Irakische Regierung will mit Sozialpaket besänftigen

  07 Oktober 2019    Gelesen: 636
  Irakische Regierung will mit Sozialpaket besänftigen

Seit Tagen demonstrieren Menschen in Irak gegen Korruption und Arbeitslosigkeit. Sicherheitskräfte gehen brutal dagegen vor, es gibt Dutzende Tote und Verletzte. Den Opfern verspricht die Regierung jetzt "Märtyrer"-Status.

Die Demonstrationen in Irak dauern an, inzwischen sind dabei über 100 Menschen ums Leben gekommen. Die irakische Regierung versucht, die Situation mit einem sozialen Maßnahmenpaket zu beruhigen. Unter anderem sollen im ganzen Land 100.000 neue Wohnungen gebaut werden, wie Regierungschef Adel Abdel Mahdi nach einer Sitzung des Kabinetts am späten Samstagabend sagte. Rund 150.000 arbeitslose Iraker sollen zudem in Weiterbildungsprogrammen gefördert werden. Außerdem sollen die Opfer der vergangenen Tage als "Märtyrer" angesehen werden, was den Angehörigen Unterstützung zukommen lasse, heißt es in dem Maßnahmenpaket.

Seit Dienstag gehen in zahlreichen Städten und Provinzen des Iraks Tausende vor allem junge Menschen auf die Straßen, um gegen Korruption und Misswirtschaft zu demonstrieren. Mindestens 104 Menschen seien dabei bislang ums Leben gekommen, teilte ein Sprecher des irakischen Innenministeriums mit. Mehr als 6100 wurden demnach verletzt. Unter den Toten seien auch acht Sicherheitskräfte.

Schüsse und Tränengas gegen Demonstranten eingesetzt

Die Sicherheitskräfte waren in den vergangenen Tagen immer wieder mit Tränengas und Schüssen gegen die Protestler vorgegangen. Aktivisten beklagten sich in sozialen Medien über das brutale Vorgehen. Im Internet und in irakischen Sendern waren Aufnahmen von Toten und Verletzten zu sehen. Auch Schüsse waren zu hören. Demonstranten blockierten Straßen und zündeten Reifen an. Dutzende Gebäude wurden beschädigt. (Lesen Sie hier mehr zu den Protesten)
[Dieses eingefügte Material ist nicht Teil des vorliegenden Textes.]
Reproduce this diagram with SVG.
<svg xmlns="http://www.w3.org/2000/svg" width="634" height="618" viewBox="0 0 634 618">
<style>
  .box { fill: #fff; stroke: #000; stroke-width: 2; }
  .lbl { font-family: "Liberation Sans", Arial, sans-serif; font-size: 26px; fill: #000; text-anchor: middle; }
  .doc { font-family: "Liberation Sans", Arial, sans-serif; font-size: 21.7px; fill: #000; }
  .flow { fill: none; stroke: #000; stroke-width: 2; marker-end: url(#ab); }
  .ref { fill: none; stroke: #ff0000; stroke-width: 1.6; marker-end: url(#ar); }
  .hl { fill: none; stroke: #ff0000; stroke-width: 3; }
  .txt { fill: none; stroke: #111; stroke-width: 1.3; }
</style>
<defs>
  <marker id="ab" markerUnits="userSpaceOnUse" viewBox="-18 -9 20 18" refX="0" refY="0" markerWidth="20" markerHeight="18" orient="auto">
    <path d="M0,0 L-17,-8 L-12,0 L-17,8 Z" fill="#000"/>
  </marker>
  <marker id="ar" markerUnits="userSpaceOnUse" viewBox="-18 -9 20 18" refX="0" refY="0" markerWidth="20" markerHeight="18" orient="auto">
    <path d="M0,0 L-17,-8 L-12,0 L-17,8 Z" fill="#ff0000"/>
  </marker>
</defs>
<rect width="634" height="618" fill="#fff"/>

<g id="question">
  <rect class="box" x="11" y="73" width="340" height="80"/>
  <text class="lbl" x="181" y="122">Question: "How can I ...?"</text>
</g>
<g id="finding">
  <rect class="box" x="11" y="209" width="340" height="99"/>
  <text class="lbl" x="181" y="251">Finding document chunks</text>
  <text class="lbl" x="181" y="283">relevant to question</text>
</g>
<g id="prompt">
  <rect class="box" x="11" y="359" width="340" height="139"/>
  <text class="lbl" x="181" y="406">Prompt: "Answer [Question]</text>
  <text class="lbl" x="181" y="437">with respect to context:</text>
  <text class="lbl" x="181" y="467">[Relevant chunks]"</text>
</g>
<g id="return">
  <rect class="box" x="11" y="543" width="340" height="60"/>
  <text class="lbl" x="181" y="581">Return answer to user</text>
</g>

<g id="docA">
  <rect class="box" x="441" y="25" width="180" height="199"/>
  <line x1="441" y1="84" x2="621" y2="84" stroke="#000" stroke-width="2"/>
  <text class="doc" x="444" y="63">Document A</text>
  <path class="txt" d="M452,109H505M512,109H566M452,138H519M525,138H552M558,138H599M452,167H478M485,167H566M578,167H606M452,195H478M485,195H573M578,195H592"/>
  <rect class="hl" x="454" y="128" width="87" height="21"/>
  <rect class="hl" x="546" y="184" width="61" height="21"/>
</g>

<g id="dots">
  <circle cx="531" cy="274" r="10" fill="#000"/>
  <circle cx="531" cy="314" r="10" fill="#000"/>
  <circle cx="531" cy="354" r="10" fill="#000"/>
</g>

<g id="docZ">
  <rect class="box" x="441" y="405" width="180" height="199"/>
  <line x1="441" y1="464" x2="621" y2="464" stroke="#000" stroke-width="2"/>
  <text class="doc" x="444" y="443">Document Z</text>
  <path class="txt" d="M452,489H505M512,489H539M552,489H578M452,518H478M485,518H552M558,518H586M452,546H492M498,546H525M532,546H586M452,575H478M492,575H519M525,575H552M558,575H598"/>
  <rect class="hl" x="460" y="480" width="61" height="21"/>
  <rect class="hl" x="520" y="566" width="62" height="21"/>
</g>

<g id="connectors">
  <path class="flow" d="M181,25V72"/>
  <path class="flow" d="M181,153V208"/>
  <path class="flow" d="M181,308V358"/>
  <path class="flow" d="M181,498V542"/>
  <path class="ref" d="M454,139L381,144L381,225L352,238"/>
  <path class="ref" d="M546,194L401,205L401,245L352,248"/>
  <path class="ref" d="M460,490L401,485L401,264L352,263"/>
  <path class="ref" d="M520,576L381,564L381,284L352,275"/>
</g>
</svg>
In der Nacht zu Sonntag hatte es erneut vereinzelt Ausschreitungen gegeben, wie in Videos in den sozialen Netzwerken zu sehen war. Demonstranten zündeten Autoreifen an und errichteten Barrikaden. Am Sonntag kehrte zunächst etwas Ruhe ein und Stadtarbeiter in Bagdad begannen mit Aufräumarbeiten.

Trotz der Ölreserven des Iraks ist die Arbeitslosigkeit vor allem unter jungen Menschen hoch. Nach einer Übersicht von Transparency International gehört der Irak zu den zwölf Ländern mit der höchsten Korruption weltweit. Die Arbeitslosigkeit stieg in den vergangenen Jahren stark. Bereits im vergangenen Jahr hatte es in der südirakischen Stadt Basra Massenproteste gegen die schlechte Stromversorgung und die schlechte Qualität des Trinkwassers gegeben. Auch damals kamen mehrere Menschen ums Leben.

Am Samstagabend berichteten der irakische Sender NRT und der von Saudi-Arabien finanzierte Nachrichtenkanal Al-Arabija, dass ihre Studios in Bagdad gestürmt worden seien. Aus Sicherheitskreisen hieß es, Mitarbeiter von Al-Arabija seien angegriffen worden. Unklar war zunächst, wer für die Angriffe verantwortlich war. Beide Sender hatten in den vergangenen Tagen ausführlicher als regierungstreue irakische Kanäle über die Proteste und Opferzahlen berichtet.

UN-Generalsekretär António Guterres rief die Regierung und die Demonstranten zu einem Dialog auf. Alle Beteiligten müssten "äußerste Zurückhaltung" zeigen, erklärte er in New York. Die Leiterin der UN-Mission im Irak, Jeanine Hennis-Plasschaert schrieb auf Twitter zu den Toten und Verletzten: "Das muss aufhören. Ich rufe alle Parteien dazu auf, einzuhalten und nachzudenken."

Der einflussreiche schiitische Geistliche Muktada al-Sadr forderte die Regierung zum Rücktritt auf und verlangte eine Neuwahl unter Aufsicht der UN. Angesichts des "rücksichtslosen Blutvergießens" dürfe niemand schweigen, erklärte er nach Angaben irakischer Medien. Al-Sadrs Block hatte bei der Parlamentswahl im vergangenen Jahr die meisten Sitze gewonnen und die Regierung bislang unterstützt.